​BBWS Janjikan Bangun Huntara Kalimati dalam 5 Pekan

​BBWS Janjikan Bangun Huntara Kalimati dalam 5 Pekan Anak-anak warga Tambakrejo korban penggusuran normalisasi Sungai Banjir Kanal Timur (BKT) menyalami Gubernur Jateng, Ganjar Pranowo (kedua kiri), di tenda pengungsian di Kelurahan Tanjungmas, Kecamatan Semarang Utara, Kota Semarang, Jateng, Senin (13/5). (Foto: Twitter/@kominfo_jtg)

SEMARANG - Balai Besar Wilayah Sungai (BBWS) Pemali Juana menjanjikan pembangunan hunian sementara (huntara) di Kalimati, Kota Semarang, Jawa Tengah (Jateng), rampung dalam lima pekan. Proyek turut dikerjakan warga dan pemerintah kota (pemkot)

"BBWS akan bekerja minta waktu lima minggu untuk menguruk dan kawan-kawan warga sini, akan membantu. Kawasan ini akan diuruk semua," ujar Gubernur Jateng, Ganjar Pranowo, saat meninjau lokasi pembangunan, Senin (13/5).

Lokasi akan ditempati 97 kepala keluarga (KK) warga Tambakrejo, Kelurahan Tanjungmas, Kecamatan Semarang Utara. Mereka merupakan korban penggusuran proyek normalisasi Sungai Banjir Kanal Timur (BKT).

Baca juga:
Ricuh, Penggusuran di Bantaran BKT Semarang
Korban Penggusuran Tambakrejo Akan Tinggal di Kalimati

Tak seluruh warga Tambakrejo akan bermukim di sana. Sebanyak 60 KK lainnya, berdasarkan keterangan pers yang diterima, sepakat direlokasi ke Rumah Susun Sewa (Rusunawa) Kudu.

Sebelum proses pendirian huntara rampung, warga kini tinggal di tenda. Disediakan Pemkot Semarang dan Palang Merah Indonesia (PMI) Malang.

Proses pengerjaan baru pengurukan lahan calon huntara. Ganjar berharap, tiada lagi polemik antara warga, pemkot, dan BBWS. Jika ada yang dipersoalkan, diminta menyampaikan langsung.

"Kalau ada yang mau bertanya, langsung kepada Pak Hendi (Wali Kota Semarang Hendrar Prihadi, red) atau saya," ucapnya, "Saya lihat hari ini sudah baik hubungannya. Tidak ada lagi cerita-cerita BBWS kesulitan masuk."

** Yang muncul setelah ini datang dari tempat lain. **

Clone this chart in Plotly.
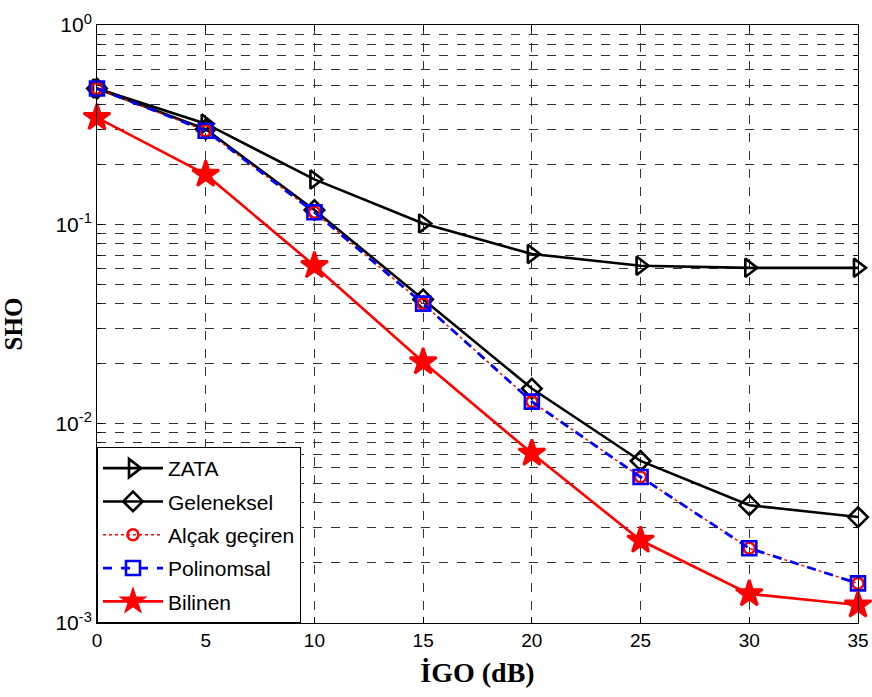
import plotly.graph_objects as go

igo = [0, 5, 10, 15, 20, 25, 30, 35]
zata = [0.48, 0.32, 0.168, 0.101, 0.071, 0.062, 0.0605, 0.0605]
geleneksel = [0.48, 0.30, 0.118, 0.042, 0.0150, 0.0065, 0.0039, 0.0034]
alcak = [0.48, 0.295, 0.115, 0.040, 0.0129, 0.0054, 0.00237, 0.00158]
polinomsal = [0.48, 0.295, 0.115, 0.040, 0.0129, 0.0054, 0.00237, 0.00158]
bilinen = [0.343, 0.178, 0.062, 0.0204, 0.0071, 0.0026, 0.0014, 0.00123]

major_vals = [1e-3, 1e-2, 1e-1, 1]
major_text = ["10<sup>-3</sup>", "10<sup>-2</sup>", "10<sup>-1</sup>", "10<sup>0</sup>"]

fig = go.Figure()
series = [
    ("ZATA", zata, "black", "solid", "triangle-right-open", 16, 2.6),
    ("Geleneksel", geleneksel, "black", "solid", "diamond-open", 15, 2.6),
    ("Alçak geçiren", alcak, "red", "dot", "circle-open", 11, 1.4),
    ("Polinomsal", polinomsal, "blue", "dash", "square-open", 14, 2.8),
    ("Bilinen", bilinen, "red", "solid", "star", 20, 2.6),
]
for i, (name, ys, col, dash, sym, sz, lw) in enumerate(series):
    fig.add_trace(go.Scatter(
        x=igo, y=ys, name=name, mode="lines+markers",
        line=dict(color=col, width=lw, dash=dash),
        marker=dict(symbol=sym, size=sz, color=col, line=dict(color=col, width=2.6)),
        legendgroup=f"g{i}",
        cliponaxis=False,
    ))

minor_vals = []
for e in [-3, -2, -1]:
    for m in range(2, 10):
        minor_vals.append(m * 10 ** e)

fig.update_layout(
    width=872, height=697,
    paper_bgcolor="white", plot_bgcolor="white",
    margin=dict(l=97, r=14, t=25, b=74),
    font=dict(family="Liberation Sans, Arial", size=17, color="black"),
    legend=dict(
        x=0, y=0, xanchor="left", yanchor="bottom",
        bgcolor="white", bordercolor="black", borderwidth=1,
        font=dict(family="Liberation Sans, Arial", size=21),
        tracegroupgap=3, itemwidth=60,
    ),
    showlegend=True,
)
fig.update_xaxes(
    range=[0, 35], tickvals=[0, 5, 10, 15, 20, 25, 30, 35],
    showline=True, linecolor="black", linewidth=1, mirror="allticks",
    ticks="inside", ticklen=6, tickcolor="black",
    showgrid=True, gridcolor="#333333", griddash="dash", gridwidth=1,
    zeroline=False, automargin=False,
    tickfont=dict(family="Liberation Sans, Arial", size=19),
    title=dict(text="<b>İGO (dB)</b>", font=dict(family="Liberation Serif, Times New Roman", size=28, color="black"), standoff=12),
)
fig.update_yaxes(
    type="log", range=[-3, 0],
    tickvals=major_vals, ticktext=major_text,
    showline=True, linecolor="black", linewidth=1, mirror="allticks",
    ticks="inside", ticklen=6, tickcolor="black",
    showgrid=True, gridcolor="#333333", griddash="dash", gridwidth=1,
    zeroline=False, automargin=False,
    minor=dict(tickvals=minor_vals, ticks="inside", ticklen=4, tickcolor="black",
               showgrid=True, gridcolor="#333333", griddash="dash", gridwidth=1),
    tickfont=dict(family="Liberation Sans, Arial", size=21),
    title=dict(text="<b>SHO</b>", font=dict(family="Liberation Serif, Times New Roman", size=25, color="black"), standoff=30),
)
fig.write_html("out.html", config={"displayModeBar": False},
               post_script="document.body.style.margin='0';document.body.style.padding='0';")
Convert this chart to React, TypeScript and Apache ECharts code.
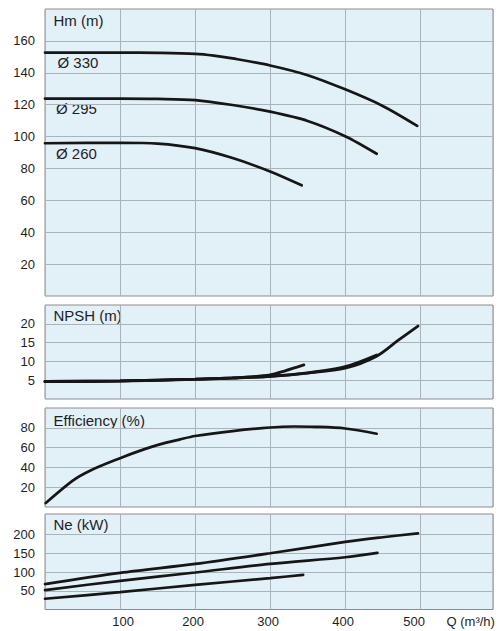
import React, { useEffect, useRef } from "react";
import * as echarts from "echarts";

// ---- Data ----
const Q_TICKS = [100, 200, 300, 400, 500];
const HM_TICKS = [20, 40, 60, 80, 100, 120, 140, 160];
const NPSH_TICKS = [5, 10, 15, 20];
const EFF_TICKS = [20, 40, 60, 80];
const NE_TICKS = [50, 100, 150, 200];

const PANEL_TITLES = ["Hm (m)", "NPSH (m)", "Efficiency (%)", "Ne (kW)"];
const IMPELLER_LABELS = ["Ø 330", "Ø 295", "Ø 260"];
const X_AXIS_NAME = "Q (m³/h)";

const qHm330 = [0, 100, 150, 200, 225, 250, 300, 350, 400, 450, 496];
const hm330 = [152.7, 152.7, 152.5, 151.9, 150.8, 149.0, 144.6, 138.5, 129.6, 119.2, 106.7];
const qHm295 = [0, 100, 150, 200, 250, 300, 350, 400, 442];
const hm295 = [123.8, 123.8, 123.6, 122.9, 119.8, 115.6, 109.8, 100.2, 89.2];
const qHm260 = [0, 100, 150, 200, 250, 300, 342];
const hm260 = [95.8, 96.1, 95.6, 92.7, 86.5, 78.1, 69.4];

const qNpsh1 = [0, 100, 200, 250, 300, 320, 345];
const npsh1 = [4.65, 4.8, 5.26, 5.6, 6.4, 7.5, 9.06];
const qNpsh2 = [0, 100, 200, 250, 300, 350, 400, 442];
const npsh2 = [4.65, 4.8, 5.26, 5.6, 6.05, 6.94, 8.6, 11.7];
const qNpsh3 = [0, 100, 200, 250, 300, 350, 400, 442, 470, 497];
const npsh3 = [4.6, 4.75, 5.2, 5.55, 6.0, 6.9, 8.2, 11.4, 15.5, 19.4];

const qEff = [1, 37, 60, 100, 126, 153, 180, 200, 250, 300, 332, 360, 400, 442];
const eff = [4, 26.7, 36.7, 49.3, 56.7, 63.3, 68.3, 71.7, 76.7, 80.3, 81.3, 81, 79.3, 74];

const qNe330 = [0, 100, 200, 300, 400, 450, 497];
const ne330 = [67.7, 97.9, 121.9, 150.3, 180.4, 192.9, 203.5];
const qNe295 = [0, 100, 200, 300, 400, 443];
const ne295 = [51.7, 76.6, 98.8, 121.9, 139.6, 151.1];
const qNe260 = [0, 100, 200, 300, 344];
const ne260 = [28.7, 46.4, 65.9, 83.7, 92.6];

// ---- Styles ----
const FONT = "'Liberation Sans', Arial, Helvetica, sans-serif";
const BG = "#e2f0f8";
const BORDER = "#8c8c8c";
const GRIDLINE = "#a9b3ba";
const TEXT = "#1e1e1e";
const CURVE = "#161616";

const X_MAX = 597;
const GRID_LEFT = 45;
const GRID_RIGHT = 11;
const PANELS = [
  { top: 9, height: 287, max: 180, interval: 20, ticks: HM_TICKS },
  { top: 305, height: 94, max: 25, interval: 5, ticks: NPSH_TICKS },
  { top: 408, height: 99, max: 100, interval: 20, ticks: EFF_TICKS },
  { top: 514, height: 95.5, max: 255, interval: 50, ticks: NE_TICKS },
];
const X_LABEL_SHIFT: Record<number, number> = { 100: 3, 200: -2, 300: -2, 400: -2, 500: -6 };

const zip = (xs: number[], ys: number[]) => xs.map((x, i) => [x, ys[i]]);

export default function App() {
  const ref = useRef<HTMLDivElement>(null);

  useEffect(() => {
    if (!ref.current) return;
    const chart = echarts.init(ref.current, undefined, { renderer: "svg" });

    const grids = PANELS.map((p) => ({
      left: GRID_LEFT,
      right: GRID_RIGHT,
      top: p.top,
      height: p.height,
      show: true,
      backgroundColor: BG,
      borderColor: BORDER,
      borderWidth: 1,
      containLabel: false,
    }));

    const rich: Record<string, any> = {};
    Q_TICKS.forEach((v) => {
      const s = X_LABEL_SHIFT[v] || 0;
      rich["q" + v] = {
        fontFamily: FONT,
        fontSize: 13,
        color: TEXT,
        padding: s >= 0 ? [0, 0, 0, 2 * s] : [0, -2 * s, 0, 0],
      };
    });

    const xAxes = PANELS.map((p, i) => ({
      type: "value",
      gridIndex: i,
      min: 0,
      max: X_MAX,
      interval: 100,
      axisLine: { show: false },
      axisTick: { show: false },
      splitLine: { show: true, lineStyle: { color: GRIDLINE, width: 1 } },
      axisLabel:
        i === PANELS.length - 1
          ? {
              show: true,
              margin: 5,
              fontFamily: FONT,
              fontSize: 13,
              color: TEXT,
              formatter: (v: number) =>
                Q_TICKS.includes(v) ? `{q${v}|${v}}` : "",
              rich,
            }
          : { show: false },
    }));

    const yAxes = PANELS.map((p, i) => ({
      type: "value",
      gridIndex: i,
      min: 0,
      max: p.max,
      interval: p.interval,
      axisLine: { show: false },
      axisTick: { show: false },
      splitLine: {
        show: true,
        showMinLine: false,
        showMaxLine: false,
        lineStyle: {
          color: p.ticks.map(() => GRIDLINE).concat(
            p.max % p.interval === 0 ? [] : ["rgba(0,0,0,0)"]
          ),
          width: 1,
        },
      },
      axisLabel: {
        show: true,
        margin: 10,
        fontFamily: FONT,
        fontSize: 13,
        color: TEXT,
        padding: [5, 0, 0, 0],
        formatter: (v: number) => (p.ticks.includes(v) ? String(v) : ""),
      },
    }));

    const line = (data: number[][], gi: number, width = 2.7) => ({
      type: "line",
      xAxisIndex: gi,
      yAxisIndex: gi,
      data,
      smooth: 0.3,
      showSymbol: false,
      symbol: "none",
      silent: true,
      lineStyle: { color: CURVE, width, cap: "round" },
    });

    const series = [
      line(zip(qHm330, hm330), 0),
      line(zip(qHm295, hm295), 0),
      line(zip(qHm260, hm260), 0),
      line(zip(qNpsh1, npsh1), 1, 2.8),
      line(zip(qNpsh2, npsh2), 1, 2.8),
      line(zip(qNpsh3, npsh3), 1, 2.8),
      line(zip(qEff, eff), 2),
      line(zip(qNe330, ne330), 3),
      line(zip(qNe295, ne295), 3),
      line(zip(qNe260, ne260), 3),
    ];

    const titleY = [20, 315, 420, 524];
    const labelY = [62.5, 108.5, 153.5];
    const labelX = [57.5, 56, 56];

    const graphic: any[] = [];
    PANEL_TITLES.forEach((t, i) => {
      graphic.push({
        type: "text",
        x: 53.5,
        y: titleY[i],
        silent: true,
        style: {
          text: t,
          fontFamily: FONT,
          fontSize: 15,
          fill: TEXT,
          verticalAlign: "middle",
          align: "left",
        },
      });
    });
    IMPELLER_LABELS.forEach((t, i) => {
      graphic.push({
        type: "text",
        x: labelX[i],
        y: labelY[i],
        silent: true,
        style: {
          text: t,
          fontFamily: FONT,
          fontSize: 15,
          fill: TEXT,
          verticalAlign: "middle",
          align: "left",
        },
      });
    });
    graphic.push({
      type: "text",
      x: 446.5,
      y: 621,
      silent: true,
      style: {
        text: X_AXIS_NAME,
        fontFamily: FONT,
        fontSize: 13,
        fill: TEXT,
        verticalAlign: "middle",
        align: "left",
      },
    });

    chart.setOption({
      animation: false,
      backgroundColor: "#ffffff",
      textStyle: { fontFamily: FONT },
      grid: grids,
      xAxis: xAxes,
      yAxis: yAxes,
      series,
      graphic,
    });

    return () => chart.dispose();
  }, []);

  return (
    <div
      ref={ref}
      style={{ position: "fixed", left: 0, top: 0, width: 504, height: 631 }}
    />
  );
}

Politikus Partai Demokrasi Indonesia Perjuangan (PDIP) itu melanjutkan, bakal banyak opsi bagi warga Tambakrejo ke depannya. Rusunawa di sekitar permukiman yang telah dirobohkan, misalnya.

"Kemarin ada banyak pilihan, tapi kedua belah pihak sudah sepakat rusunawa. Namun, kesepakatan itu bukan hal mati. Masih bisa dirembuk. Bisa dinegosiasi," tutup Ganjar.